» **Entries with chart source code**:
* START *
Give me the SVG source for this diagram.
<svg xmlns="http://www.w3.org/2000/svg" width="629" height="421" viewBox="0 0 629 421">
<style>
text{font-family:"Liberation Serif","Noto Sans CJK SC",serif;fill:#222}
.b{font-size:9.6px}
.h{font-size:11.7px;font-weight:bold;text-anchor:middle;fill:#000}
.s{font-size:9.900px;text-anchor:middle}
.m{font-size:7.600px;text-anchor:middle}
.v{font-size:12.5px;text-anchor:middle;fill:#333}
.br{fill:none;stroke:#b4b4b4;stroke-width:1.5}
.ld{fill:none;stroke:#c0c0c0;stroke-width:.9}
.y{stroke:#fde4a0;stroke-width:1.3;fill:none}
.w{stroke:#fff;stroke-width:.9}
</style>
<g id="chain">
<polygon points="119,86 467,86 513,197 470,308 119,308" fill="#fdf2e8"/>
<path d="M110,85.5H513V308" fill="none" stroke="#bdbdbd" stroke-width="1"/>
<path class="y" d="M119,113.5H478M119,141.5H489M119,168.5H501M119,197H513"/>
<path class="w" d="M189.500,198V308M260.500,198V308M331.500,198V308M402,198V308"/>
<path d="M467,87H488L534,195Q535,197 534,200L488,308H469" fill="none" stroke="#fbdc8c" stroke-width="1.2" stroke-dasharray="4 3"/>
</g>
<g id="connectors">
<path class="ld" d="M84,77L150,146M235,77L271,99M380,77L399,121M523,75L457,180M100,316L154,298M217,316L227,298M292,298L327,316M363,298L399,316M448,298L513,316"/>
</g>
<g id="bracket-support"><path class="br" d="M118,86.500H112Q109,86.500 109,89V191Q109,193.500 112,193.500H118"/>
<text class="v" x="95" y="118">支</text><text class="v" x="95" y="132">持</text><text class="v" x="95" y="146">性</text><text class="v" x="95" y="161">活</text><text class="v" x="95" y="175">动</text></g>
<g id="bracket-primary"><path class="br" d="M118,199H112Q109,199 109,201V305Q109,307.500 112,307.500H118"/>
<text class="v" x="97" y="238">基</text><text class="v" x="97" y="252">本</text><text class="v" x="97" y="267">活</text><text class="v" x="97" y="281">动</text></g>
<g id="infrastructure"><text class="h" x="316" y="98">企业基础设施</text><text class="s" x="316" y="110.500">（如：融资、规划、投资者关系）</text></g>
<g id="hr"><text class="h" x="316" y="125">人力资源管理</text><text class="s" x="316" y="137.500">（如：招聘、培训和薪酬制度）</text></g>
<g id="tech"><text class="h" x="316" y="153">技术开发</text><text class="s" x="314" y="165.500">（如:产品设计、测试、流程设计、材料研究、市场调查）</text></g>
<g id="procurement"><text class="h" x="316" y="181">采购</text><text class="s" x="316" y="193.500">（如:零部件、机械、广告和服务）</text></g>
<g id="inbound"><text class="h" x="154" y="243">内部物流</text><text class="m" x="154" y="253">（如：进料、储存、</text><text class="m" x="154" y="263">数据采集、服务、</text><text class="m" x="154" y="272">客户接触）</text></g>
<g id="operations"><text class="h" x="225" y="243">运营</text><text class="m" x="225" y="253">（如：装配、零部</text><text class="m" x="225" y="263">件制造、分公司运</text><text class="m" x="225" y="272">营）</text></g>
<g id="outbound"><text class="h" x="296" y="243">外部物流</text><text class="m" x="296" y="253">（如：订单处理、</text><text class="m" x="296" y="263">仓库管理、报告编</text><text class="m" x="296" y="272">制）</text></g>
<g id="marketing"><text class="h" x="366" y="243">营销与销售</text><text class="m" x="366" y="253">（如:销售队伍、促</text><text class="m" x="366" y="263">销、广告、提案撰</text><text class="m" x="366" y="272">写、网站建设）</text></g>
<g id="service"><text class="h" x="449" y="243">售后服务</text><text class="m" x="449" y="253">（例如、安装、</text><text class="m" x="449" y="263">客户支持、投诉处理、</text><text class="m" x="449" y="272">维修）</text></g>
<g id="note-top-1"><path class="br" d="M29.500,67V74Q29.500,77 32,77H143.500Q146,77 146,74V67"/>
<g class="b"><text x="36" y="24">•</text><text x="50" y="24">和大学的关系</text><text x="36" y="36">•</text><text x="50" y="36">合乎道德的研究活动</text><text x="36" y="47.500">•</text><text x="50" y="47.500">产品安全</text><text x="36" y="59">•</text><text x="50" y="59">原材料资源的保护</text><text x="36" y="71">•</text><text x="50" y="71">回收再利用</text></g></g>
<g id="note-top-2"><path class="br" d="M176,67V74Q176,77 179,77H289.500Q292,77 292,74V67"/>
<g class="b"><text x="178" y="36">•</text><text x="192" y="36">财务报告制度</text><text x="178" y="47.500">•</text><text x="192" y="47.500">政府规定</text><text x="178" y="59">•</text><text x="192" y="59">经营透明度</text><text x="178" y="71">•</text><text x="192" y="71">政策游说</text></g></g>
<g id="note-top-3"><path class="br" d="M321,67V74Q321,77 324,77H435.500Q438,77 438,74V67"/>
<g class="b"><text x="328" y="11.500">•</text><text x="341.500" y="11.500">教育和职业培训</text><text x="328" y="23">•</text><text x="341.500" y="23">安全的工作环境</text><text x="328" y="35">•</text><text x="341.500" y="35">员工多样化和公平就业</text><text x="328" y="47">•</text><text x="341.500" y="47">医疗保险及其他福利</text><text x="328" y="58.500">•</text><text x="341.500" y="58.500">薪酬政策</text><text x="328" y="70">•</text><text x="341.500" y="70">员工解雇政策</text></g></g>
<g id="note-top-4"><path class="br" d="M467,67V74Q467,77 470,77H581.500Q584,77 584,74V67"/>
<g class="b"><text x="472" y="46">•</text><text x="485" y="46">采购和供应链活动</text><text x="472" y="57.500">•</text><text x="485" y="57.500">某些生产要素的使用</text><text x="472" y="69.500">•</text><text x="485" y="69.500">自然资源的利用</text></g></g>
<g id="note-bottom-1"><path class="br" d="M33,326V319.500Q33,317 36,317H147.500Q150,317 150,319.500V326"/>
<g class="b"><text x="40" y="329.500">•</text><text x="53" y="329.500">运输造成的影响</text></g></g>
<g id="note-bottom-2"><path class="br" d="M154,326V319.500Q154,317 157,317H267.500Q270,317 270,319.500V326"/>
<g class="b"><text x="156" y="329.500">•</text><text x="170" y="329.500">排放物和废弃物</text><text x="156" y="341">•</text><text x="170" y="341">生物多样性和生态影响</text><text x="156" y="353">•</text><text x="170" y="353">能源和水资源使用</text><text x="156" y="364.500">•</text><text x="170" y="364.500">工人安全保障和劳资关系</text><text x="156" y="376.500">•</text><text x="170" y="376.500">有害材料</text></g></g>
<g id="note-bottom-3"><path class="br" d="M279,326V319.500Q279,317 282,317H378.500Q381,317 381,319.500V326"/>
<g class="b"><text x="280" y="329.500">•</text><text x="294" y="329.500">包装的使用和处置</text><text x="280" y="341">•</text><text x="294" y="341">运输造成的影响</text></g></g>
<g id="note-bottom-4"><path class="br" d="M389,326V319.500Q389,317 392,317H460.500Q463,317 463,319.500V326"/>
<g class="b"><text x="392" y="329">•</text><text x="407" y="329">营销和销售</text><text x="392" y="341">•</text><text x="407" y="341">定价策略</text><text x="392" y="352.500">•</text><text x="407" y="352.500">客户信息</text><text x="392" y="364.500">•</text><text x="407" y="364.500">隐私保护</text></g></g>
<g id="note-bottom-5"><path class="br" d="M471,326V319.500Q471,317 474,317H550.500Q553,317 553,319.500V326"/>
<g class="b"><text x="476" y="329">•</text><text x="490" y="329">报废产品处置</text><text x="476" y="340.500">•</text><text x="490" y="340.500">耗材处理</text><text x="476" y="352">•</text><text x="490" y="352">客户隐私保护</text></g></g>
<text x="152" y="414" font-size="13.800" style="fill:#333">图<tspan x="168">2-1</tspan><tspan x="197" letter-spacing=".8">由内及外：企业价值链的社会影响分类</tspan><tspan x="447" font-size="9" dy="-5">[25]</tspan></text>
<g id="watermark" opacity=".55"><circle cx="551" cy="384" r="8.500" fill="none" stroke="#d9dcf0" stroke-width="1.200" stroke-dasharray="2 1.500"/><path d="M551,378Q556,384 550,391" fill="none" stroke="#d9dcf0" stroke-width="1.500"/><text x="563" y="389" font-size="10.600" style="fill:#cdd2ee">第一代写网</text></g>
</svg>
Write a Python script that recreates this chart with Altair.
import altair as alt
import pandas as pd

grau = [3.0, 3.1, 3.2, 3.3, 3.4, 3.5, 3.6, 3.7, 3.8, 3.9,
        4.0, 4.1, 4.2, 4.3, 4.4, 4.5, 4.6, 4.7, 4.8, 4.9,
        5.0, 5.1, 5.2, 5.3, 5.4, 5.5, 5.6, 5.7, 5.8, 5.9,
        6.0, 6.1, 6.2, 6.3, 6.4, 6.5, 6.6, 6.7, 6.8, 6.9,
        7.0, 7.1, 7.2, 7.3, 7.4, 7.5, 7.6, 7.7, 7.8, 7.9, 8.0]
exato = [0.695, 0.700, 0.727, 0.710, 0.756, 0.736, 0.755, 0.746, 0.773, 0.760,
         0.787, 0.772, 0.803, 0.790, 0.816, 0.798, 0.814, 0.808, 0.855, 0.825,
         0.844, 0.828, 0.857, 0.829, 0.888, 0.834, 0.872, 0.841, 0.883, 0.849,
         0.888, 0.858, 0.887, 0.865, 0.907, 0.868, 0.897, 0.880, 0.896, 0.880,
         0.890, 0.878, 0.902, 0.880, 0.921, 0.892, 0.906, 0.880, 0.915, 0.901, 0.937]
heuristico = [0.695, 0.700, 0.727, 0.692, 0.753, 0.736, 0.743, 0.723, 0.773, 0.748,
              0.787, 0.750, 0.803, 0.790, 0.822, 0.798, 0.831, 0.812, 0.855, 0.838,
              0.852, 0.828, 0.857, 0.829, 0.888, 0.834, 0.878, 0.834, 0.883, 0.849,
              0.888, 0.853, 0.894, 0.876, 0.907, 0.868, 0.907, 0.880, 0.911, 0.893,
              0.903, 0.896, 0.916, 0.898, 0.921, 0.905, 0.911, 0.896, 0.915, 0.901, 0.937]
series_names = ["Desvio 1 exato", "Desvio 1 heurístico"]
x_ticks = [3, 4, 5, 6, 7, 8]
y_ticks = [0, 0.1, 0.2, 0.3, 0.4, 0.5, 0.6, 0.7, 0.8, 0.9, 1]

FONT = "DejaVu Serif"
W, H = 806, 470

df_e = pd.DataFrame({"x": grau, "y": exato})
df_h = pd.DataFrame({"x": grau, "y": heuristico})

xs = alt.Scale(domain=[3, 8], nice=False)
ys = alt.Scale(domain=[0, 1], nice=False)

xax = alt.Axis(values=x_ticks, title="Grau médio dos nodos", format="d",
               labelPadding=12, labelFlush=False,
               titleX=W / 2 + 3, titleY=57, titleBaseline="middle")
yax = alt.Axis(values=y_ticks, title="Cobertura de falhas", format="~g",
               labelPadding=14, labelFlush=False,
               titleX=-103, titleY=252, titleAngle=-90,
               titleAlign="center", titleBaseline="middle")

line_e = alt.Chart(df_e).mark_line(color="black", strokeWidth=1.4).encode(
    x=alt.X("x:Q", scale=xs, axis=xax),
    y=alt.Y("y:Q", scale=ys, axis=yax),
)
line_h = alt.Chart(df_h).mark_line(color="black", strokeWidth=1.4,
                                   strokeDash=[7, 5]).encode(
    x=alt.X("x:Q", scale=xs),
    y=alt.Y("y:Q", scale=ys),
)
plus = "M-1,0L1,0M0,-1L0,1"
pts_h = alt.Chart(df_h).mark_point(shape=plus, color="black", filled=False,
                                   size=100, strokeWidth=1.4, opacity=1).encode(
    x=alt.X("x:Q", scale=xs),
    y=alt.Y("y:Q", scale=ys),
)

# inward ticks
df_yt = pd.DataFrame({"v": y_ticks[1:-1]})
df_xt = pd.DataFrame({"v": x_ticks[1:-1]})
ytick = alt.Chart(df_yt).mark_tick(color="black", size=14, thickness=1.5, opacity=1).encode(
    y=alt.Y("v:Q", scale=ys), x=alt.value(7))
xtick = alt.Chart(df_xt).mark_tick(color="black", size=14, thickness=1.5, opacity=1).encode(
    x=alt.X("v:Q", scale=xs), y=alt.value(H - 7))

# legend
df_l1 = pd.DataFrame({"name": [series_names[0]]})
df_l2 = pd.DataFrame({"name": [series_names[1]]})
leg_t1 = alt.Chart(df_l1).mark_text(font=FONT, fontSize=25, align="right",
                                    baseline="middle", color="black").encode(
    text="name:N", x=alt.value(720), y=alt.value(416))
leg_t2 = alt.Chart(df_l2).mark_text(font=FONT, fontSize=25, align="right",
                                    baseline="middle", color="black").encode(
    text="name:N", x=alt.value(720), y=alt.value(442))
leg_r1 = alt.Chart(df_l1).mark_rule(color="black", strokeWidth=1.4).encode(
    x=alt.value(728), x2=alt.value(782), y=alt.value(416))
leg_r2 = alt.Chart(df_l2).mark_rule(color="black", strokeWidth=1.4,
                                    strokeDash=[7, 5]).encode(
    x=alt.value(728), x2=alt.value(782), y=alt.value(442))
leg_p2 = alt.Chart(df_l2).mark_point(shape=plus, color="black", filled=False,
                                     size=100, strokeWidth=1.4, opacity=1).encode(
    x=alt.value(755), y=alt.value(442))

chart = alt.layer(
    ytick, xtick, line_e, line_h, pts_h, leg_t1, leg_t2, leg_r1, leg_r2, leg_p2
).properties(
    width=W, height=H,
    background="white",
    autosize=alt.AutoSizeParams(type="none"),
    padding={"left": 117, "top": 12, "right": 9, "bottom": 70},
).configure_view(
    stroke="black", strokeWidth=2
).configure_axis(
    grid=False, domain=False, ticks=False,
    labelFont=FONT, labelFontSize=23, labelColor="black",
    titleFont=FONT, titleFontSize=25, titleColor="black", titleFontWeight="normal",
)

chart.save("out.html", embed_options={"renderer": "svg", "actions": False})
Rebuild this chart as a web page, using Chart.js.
* END *
» **GOAL OF THE EXERCISE**: Check every line of the entries above for the word "this" and report how many lines contain it, giving the number only.

» **REPLY**: 3